China is completely lacking in self-awareness and as someone who has stepped outside that society, I have a responsibility to write about it as I see it.
I have to live within my memories, within my private universe, and continually return to China, the land where my thoughts are locked. This is a very painful kind of existence, this feeling of nowhereness.
It is vitally important for me, both personally and for my writing, to be able to return to China freely, so being barred entry has caused me deep concern and distress.
The Chinese have made a faustian pact with the government, agreeing to forsake demands for political and intellectual freedom in exchange for more material comfort. They live prosperous lives in which any expression of pain is forbidden.
'Three Kingdoms' gives you a panoply of different routes; everyone can find their own path. It shows that sometimes the route to fulfilment or success is not the obvious one.

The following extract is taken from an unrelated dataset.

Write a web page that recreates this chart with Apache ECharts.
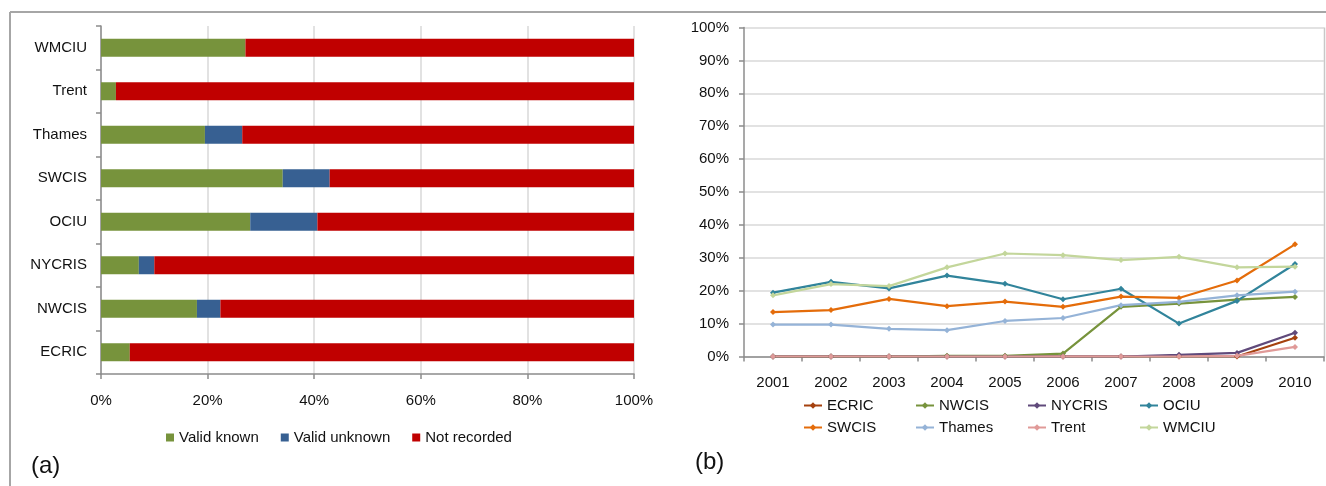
<!DOCTYPE html>
<html>
<head>
<meta charset="utf-8">
<script src="https://cdn.jsdelivr.net/npm/echarts@6/dist/echarts.min.js"></script>
<style>
  html, body { margin: 0; padding: 0; background: #fff; }
  #chart { width: 1326px; height: 486px; }
</style>
</head>
<body>
<div id="chart"></div>
<script>
// (a) Completeness of the recorded field by registry (percent of records)
const regions = ['ECRIC', 'NWCIS', 'NYCRIS', 'OCIU', 'SWCIS', 'Thames', 'Trent', 'WMCIU'];
const validKnown   = [5.4, 18.0, 7.1, 28.0, 34.1, 19.5, 2.8, 27.1];
const validUnknown = [0, 4.4, 2.9, 12.6, 8.8, 7.0, 0, 0];
const notRecorded  = [94.6, 77.6, 90.0, 59.4, 57.1, 73.5, 97.2, 72.9];
const barTicks = [0, 20, 40, 60, 80, 100];

// (b) Share of valid known values per year, by registry (percent)
const years = ['2001', '2002', '2003', '2004', '2005', '2006', '2007', '2008', '2009', '2010'];
const ecric  = [0, 0, 0, 0, 0, 0, 0, 0, 0, 5.7];
const nwcis  = [0, 0, 0, 0.2, 0.2, 0.9, 15.1, 16.1, 17.3, 18.1];
const nycris = [0, 0, 0, 0, 0, 0, 0, 0.5, 1.1, 7.2];
const ociu   = [19.4, 22.7, 20.7, 24.6, 22.1, 17.4, 20.6, 10.0, 16.9, 28.1];
const swcis  = [13.5, 14.1, 17.5, 15.3, 16.7, 15.1, 18.2, 17.8, 23.1, 34.1];
const thames = [9.7, 9.7, 8.4, 8.0, 10.8, 11.7, 15.6, 16.6, 18.6, 19.7];
const trent  = [0, 0, 0, 0, 0, 0, 0, 0, 0.2, 2.9];
const wmciu  = [18.6, 22.0, 21.4, 27.1, 31.3, 30.8, 29.3, 30.3, 27.1, 27.3];

const FONT = 'Liberation Sans, Arial, sans-serif';
const TEXT = '#111';
const AXIS = '#8c8c8c';
const GRID = '#d9d9d9';

const lineSeries = [
  { name: 'ECRIC',  data: ecric,  color: '#A5410E' },
  { name: 'NWCIS',  data: nwcis,  color: '#77933C' },
  { name: 'NYCRIS', data: nycris, color: '#604A7B' },
  { name: 'OCIU',   data: ociu,   color: '#31849B' },
  { name: 'SWCIS',  data: swcis,  color: '#E46C0A' },
  { name: 'Thames', data: thames, color: '#95B3D7' },
  { name: 'Trent',  data: trent,  color: '#E09A98' },
  { name: 'WMCIU',  data: wmciu,  color: '#C3D69B' }
];

const chart = echarts.init(document.getElementById('chart'), null, { renderer: 'canvas' });

const legendText = { fontFamily: FONT, fontSize: 15, color: TEXT };

// series legend laid out as a 4-column, 2-row table: one legend per cell
const seriesLegends = lineSeries.map((s, i) => ({
  data: [s.name],
  left: 803 + (i % 4) * 112,
  top: 398 + Math.floor(i / 4) * 22,
  itemWidth: 18, itemHeight: 8, padding: 0,
  textStyle: legendText
}));

chart.setOption({
  animation: false,
  backgroundColor: '#fff',
  textStyle: { fontFamily: FONT },
  grid: [
    { left: 101, top: 26, width: 533, height: 348 },
    { left: 744, top: 27.5, width: 580, height: 329 }
  ],
  xAxis: [
    {
      gridIndex: 0, type: 'value', min: barTicks[0], max: barTicks[barTicks.length - 1], interval: 20,
      axisLine: { show: true, lineStyle: { color: AXIS, width: 1.5 } },
      axisTick: { show: true, length: 5, lineStyle: { color: AXIS, width: 1.5 } },
      axisLabel: { formatter: '{value}%', margin: 19, fontSize: 15, color: TEXT, fontFamily: FONT },
      splitLine: { show: true, lineStyle: { color: GRID, width: 1.5 } }
    },
    {
      gridIndex: 1, type: 'category', data: years, boundaryGap: true,
      axisLine: { show: true, lineStyle: { color: AXIS, width: 1.5 } },
      axisTick: { show: true, length: 5, lineStyle: { color: AXIS, width: 1.5 } },
      axisLabel: { margin: 19, fontSize: 15, color: TEXT, fontFamily: FONT },
      splitLine: { show: false }
    }
  ],
  yAxis: [
    {
      gridIndex: 0, type: 'category', data: regions, boundaryGap: true,
      axisLine: { show: true, lineStyle: { color: AXIS, width: 1.5 } },
      axisTick: { show: true, length: 5, lineStyle: { color: AXIS, width: 1.5 } },
      axisLabel: { margin: 14, fontSize: 15, color: TEXT, fontFamily: FONT },
      splitLine: { show: false }
    },
    {
      gridIndex: 1, type: 'value', min: 0, max: 100, interval: 10,
      axisLine: { show: true, lineStyle: { color: AXIS, width: 1.5 } },
      axisTick: { show: true, length: 5, lineStyle: { color: AXIS, width: 1.5 } },
      axisLabel: { formatter: '{value}%', margin: 15, fontSize: 15, color: TEXT, fontFamily: FONT },
      splitLine: { show: true, lineStyle: { color: GRID, width: 1.5 } }
    }
  ],
  legend: [
    {
      data: ['Valid known', 'Valid unknown', 'Not recorded'],
      left: 166, top: 430, itemWidth: 8, itemHeight: 8, itemGap: 22,
      icon: 'rect', textStyle: legendText, padding: 0
    }
  ].concat(seriesLegends),
  series: [
    { name: 'Valid known', type: 'bar', stack: 'total', xAxisIndex: 0, yAxisIndex: 0,
      barWidth: 18, data: validKnown, itemStyle: { color: '#77933C' } },
    { name: 'Valid unknown', type: 'bar', stack: 'total', xAxisIndex: 0, yAxisIndex: 0,
      barWidth: 18, data: validUnknown, itemStyle: { color: '#376092' } },
    { name: 'Not recorded', type: 'bar', stack: 'total', xAxisIndex: 0, yAxisIndex: 0,
      barWidth: 18, data: notRecorded, itemStyle: { color: '#C00000' } }
  ].concat(lineSeries.map(s => ({
    name: s.name, type: 'line', xAxisIndex: 1, yAxisIndex: 1, data: s.data,
    symbol: 'diamond', symbolSize: 6, showSymbol: true,
    lineStyle: { color: s.color, width: 2.2 },
    itemStyle: { color: s.color },
    emphasis: { disabled: true }
  }))),
  graphic: [
    // outer frame (top and left edges)
    { type: 'line', shape: { x1: 10, y1: 12, x2: 1326, y2: 12 }, style: { stroke: '#a6a6a6', lineWidth: 2 } },
    { type: 'line', shape: { x1: 10, y1: 12, x2: 10, y2: 486 }, style: { stroke: '#a6a6a6', lineWidth: 2 } },
    // right edge of the line-chart plot area
    { type: 'line', shape: { x1: 1324.5, y1: 27.5, x2: 1324.5, y2: 356.5 }, style: { stroke: '#c8c8c8', lineWidth: 1.5 } },
    // panel captions
    { type: 'text', left: 31, top: 454, style: { text: '(a)', font: '24px ' + FONT, fill: TEXT } },
    { type: 'text', left: 695, top: 450, style: { text: '(b)', font: '24px ' + FONT, fill: TEXT } }
  ]
});
</script>
</body>
</html>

You must take twists and turns to achieve a goal.
Whatever China I'd been born into, I would probably still have become a painter - I loved sketching portraits as a child, and began art classes at the age 7. But if China hadn't been under Maoist rule, I might never have become a writer.
While I was writing 'Stick Out Your Tongue' in Beijing, the police began knocking on my door again. As soon as I finished the book, I moved to Hong Kong so that I could work undisturbed on my next novel.
In 1989, I was on Tiananmen Square with the students, living in their makeshift tents and joining their jubilant singing of the Internationale. In the two decades since, each time that I have gone back, visions from those days seem to return with increasing persistence.
The Chinese people have been forced to forget the Tiananmen massacre. There has been no public debate about the event, no official apology. The media aren't allowed to mention it. Still today people are being persecuted and imprisoned for disseminating information about it.